Sanral board chairperson Themba Mhambi expressed his sincere thanks to the DBSA for undertaking the evaluation of the previously cancelled tenders and their adjudication, as well for the speedy manner in which the process was resolved.
Mhambi said Sanral is also deeply grateful to the industry for their patience in re-submitting tenders for these contracts and waiting for the adjudication process to be concluded.
He said there was understandably a concern by the executive when the tenders were cancelled, about the impact it would have on South Africa’s infrastructure development agenda.
Listen: Safcec’s Webster Mfebe on the impact of Sanral’s tender saga on the construction industry
“We accordingly undertook to both President Cyril Ramaphosa and Transport Minister Fikile Mbalula that we would do everything possible to ensure that we mitigate the impact on the construction industry and the economy.
“And that meant re-advertising, evaluating and awarding the tenders within four months after they were cancelled.
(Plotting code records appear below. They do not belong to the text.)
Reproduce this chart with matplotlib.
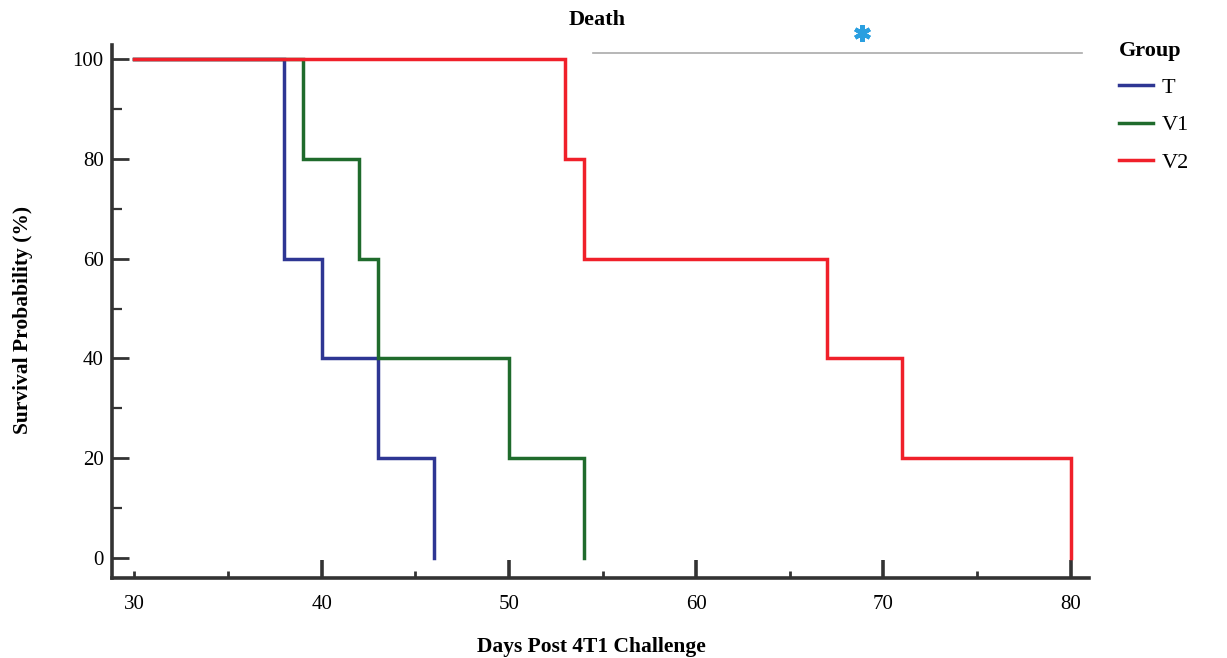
import numpy as np
import matplotlib
matplotlib.use("Agg")
import matplotlib.pyplot as plt
import matplotlib.ticker as ticker

# Kaplan-Meier step data (days, survival %)
days_T = [30, 38, 40, 43, 46]
surv_T = [100, 60, 40, 20, 0]
days_V1 = [30, 39, 42, 43, 50, 54]
surv_V1 = [100, 80, 60, 40, 20, 0]
days_V2 = [30, 53, 54, 67, 71, 80]
surv_V2 = [100, 80, 60, 40, 20, 0]

groups = ["T", "V1", "V2"]
colors = ["#2E3693", "#1F6B2C", "#F0202A"]

# "Death" bracket across the top
death_x = [54.5, 80.6]
star_x = 68.85

plt.rcParams['font.family'] = ['Liberation Serif', 'DejaVu Serif']

fig = plt.figure(figsize=(12.27, 6.58), dpi=100)
ax = fig.add_axes([0.0913, 0.1216, 0.7966, 0.81])

def km_steps(d, s):
    # build step path: horizontal then vertical drop at each event
    xs, ys = [d[0]], [s[0]]
    for i in range(1, len(d)):
        xs += [d[i], d[i]]
        ys += [s[i - 1], s[i]]
    return xs, ys

for d, s, c, g in zip([days_T, days_V1, days_V2], [surv_T, surv_V1, surv_V2], colors, groups):
    xs, ys = km_steps(d, s)
    ax.plot(xs, ys, color=c, lw=2.5, label=g, solid_joinstyle='miter')

ax.set_xlim(28.8, 81.0)
ax.set_ylim(-4, 102.8)

for sp in ['top', 'right']:
    ax.spines[sp].set_visible(False)
for sp in ['left', 'bottom']:
    ax.spines[sp].set_linewidth(2.6)
    ax.spines[sp].set_color('#333333')

ax.xaxis.set_major_locator(ticker.FixedLocator([40, 50, 60, 70, 80]))
ax.xaxis.set_minor_locator(ticker.FixedLocator([30, 35, 45, 55, 65, 75]))
ax.xaxis.set_minor_formatter(ticker.FuncFormatter(lambda v, p: "30" if v == 30 else ""))
ax.yaxis.set_major_locator(ticker.MultipleLocator(20))
ax.yaxis.set_minor_locator(ticker.MultipleLocator(10))

ax.tick_params(axis='x', which='major', direction='in', length=13, width=2.6,
               color='#333333', pad=12, labelsize=15)
ax.tick_params(axis='x', which='minor', direction='in', length=5, width=2,
               color='#333333', pad=12, labelsize=15)
ax.tick_params(axis='y', which='major', direction='in', length=12, width=2,
               color='#333333', pad=6, labelsize=15)
ax.tick_params(axis='y', which='minor', direction='in', length=7, width=1.6,
               color='#333333')

ax.set_xlabel("Days Post 4T1 Challenge", fontsize=15.5, fontweight='bold')
ax.set_ylabel("Survival Probability (%)", fontsize=15.5, fontweight='bold')
ax.xaxis.set_label_coords(0.49, -0.11)
ax.yaxis.set_label_coords(-0.081, 0.485)

# death annotation
ax.plot(death_x, [101.2, 101.2], color='#aaaaaa', lw=1.2, clip_on=False)
ax.plot([star_x], [105.3], marker=(6, 2, 0), color='#2A9FE0', ms=12, mew=3, clip_on=False)
ax.text(53.2, 107.8, "Death", fontsize=16, fontweight='bold', ha='left', va='center',
        clip_on=False)

leg = ax.legend(title="Group", loc='upper left', bbox_to_anchor=(1.01, 1.045),
                frameon=False, fontsize=16, handlelength=1.5, handletextpad=0.4,
                labelspacing=0.75,
                title_fontproperties={'weight': 'bold', 'size': 16})
leg._legend_box.align = 'left'

fig.savefig("out.png", dpi=100)
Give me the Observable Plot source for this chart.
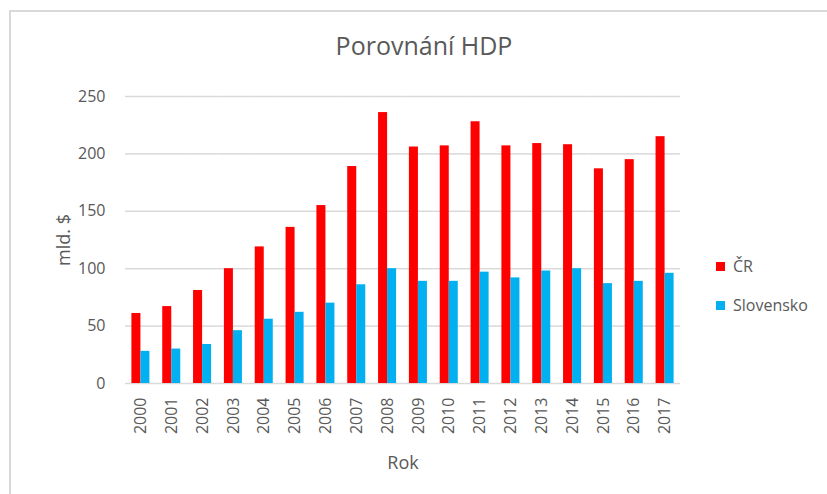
<!DOCTYPE html>
<html>
<head>
<meta charset="utf-8">
<script src="https://cdn.jsdelivr.net/npm/d3@7"></script>
<script src="https://cdn.jsdelivr.net/npm/@observablehq/plot@0.6"></script>
<style>
  html, body { margin: 0; padding: 0; background: #fff; }
  #wrap { position: relative; width: 827px; height: 494px; overflow: hidden; font-family: "Open Sans", sans-serif; color: #595959; }
  #bt { position: absolute; left: 9px; top: 10px; width: 818px; height: 2px; background: #d9d9d9; }
  #bl { position: absolute; left: 9px; top: 10px; width: 2px; height: 484px; background: #d9d9d9; }
  #title { position: absolute; left: 0; top: 28px; width: 848px; text-align: center; font-size: 25px; line-height: 34px; }
  #legend { position: absolute; left: 716px; top: 254px; font-size: 16px; }
  .li { display: flex; align-items: center; height: 24px; margin-bottom: 15px; }
  .sw { width: 9px; height: 9px; margin-right: 8px; }
  #chart { position: absolute; left: 0; top: 0; }
</style>
</head>
<body>
<div id="wrap">
  <div id="chart"></div>
  <div id="bt"></div>
  <div id="bl"></div>
  <div id="title">Porovnání HDP</div>
  <div id="legend"></div>
</div>
<script>
const years = ["2000","2001","2002","2003","2004","2005","2006","2007","2008","2009","2010","2011","2012","2013","2014","2015","2016","2017"];
const cr = [61,67,81,100,119,136,155,189,236,206,207,228,207,209,208,187,195,215];
const sk = [28,30,34,46,56,62,70,86,100,89,89,97,92,98,100,87,89,96];
const series = ["ČR","Slovensko"];
const colors = ["#ff0000","#00b0f0"];
const yTicks = [0,50,100,150,200,250];

const data = years.flatMap((y, i) => [
  {year: y, series: series[0], value: cr[i]},
  {year: y, series: series[1], value: sk[i]}
]);

const chart = Plot.plot({
  width: 827,
  height: 494,
  marginLeft: 125,
  marginRight: 147,
  marginTop: 96,
  marginBottom: 111,
  style: {fontFamily: "Open Sans", fontSize: "16px", color: "#595959", background: "transparent", overflow: "visible"},
  fx: {domain: years, padding: 0, round: false, label: null},
  x: {domain: series, paddingInner: 0, paddingOuter: 0.71, round: false, axis: null},
  y: {domain: [0, 250]},
  color: {domain: series, range: colors},
  marks: [
    Plot.ruleY(yTicks, {stroke: "#d9d9d9", strokeWidth: 1.5}),
    Plot.barY(data, {fx: "year", x: "series", y: "value", fill: "series"}),
    Plot.axisY({ticks: yTicks, tickSize: 0, tickPadding: 20, label: null, fill: "#595959"}),
    Plot.axisY({ticks: [], label: "mld. $", labelAnchor: "center", labelOffset: 68, labelArrow: "none", fontSize: 18, fill: "#595959"}),
    Plot.axisFx({anchor: "bottom", tickRotate: -90, tickSize: 0, tickPadding: 14, label: null, fill: "#595959"}),
    Plot.axisFx({anchor: "bottom", ticks: [], label: "Rok", labelAnchor: "center", labelOffset: 85, labelArrow: "none", fontSize: 18, fill: "#595959"})
  ]
});
document.getElementById("chart").appendChild(chart);

const legend = document.getElementById("legend");
series.forEach((s, i) => {
  const row = document.createElement("div");
  row.className = "li";
  const sw = document.createElement("span");
  sw.className = "sw";
  sw.style.background = colors[i];
  const t = document.createElement("span");
  t.textContent = s;
  row.appendChild(sw);
  row.appendChild(t);
  legend.appendChild(row);
});
</script>
</body>
</html>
“We are happy that we have lived up to that commitment and in the process learnt valuable lessons about how to handle tenders with speed to keep the country’s economic development on the boil,” he said.
Mhambi said Sanral will continue to prioritise infrastructure development in driving South Africa’s economic recovery.
He said that while this process has delayed the implementation of critical infrastructure upgrades, it has to be balanced against healthy governance and the need to ensure compliance with all relevant procurement and legal prescripts when Sanral awards any and all tenders going forward.
“Our congratulations go out to the successful bidders, and we look forward to seeing the true impact of these projects in the lives of the road users and communities we serve,” he added.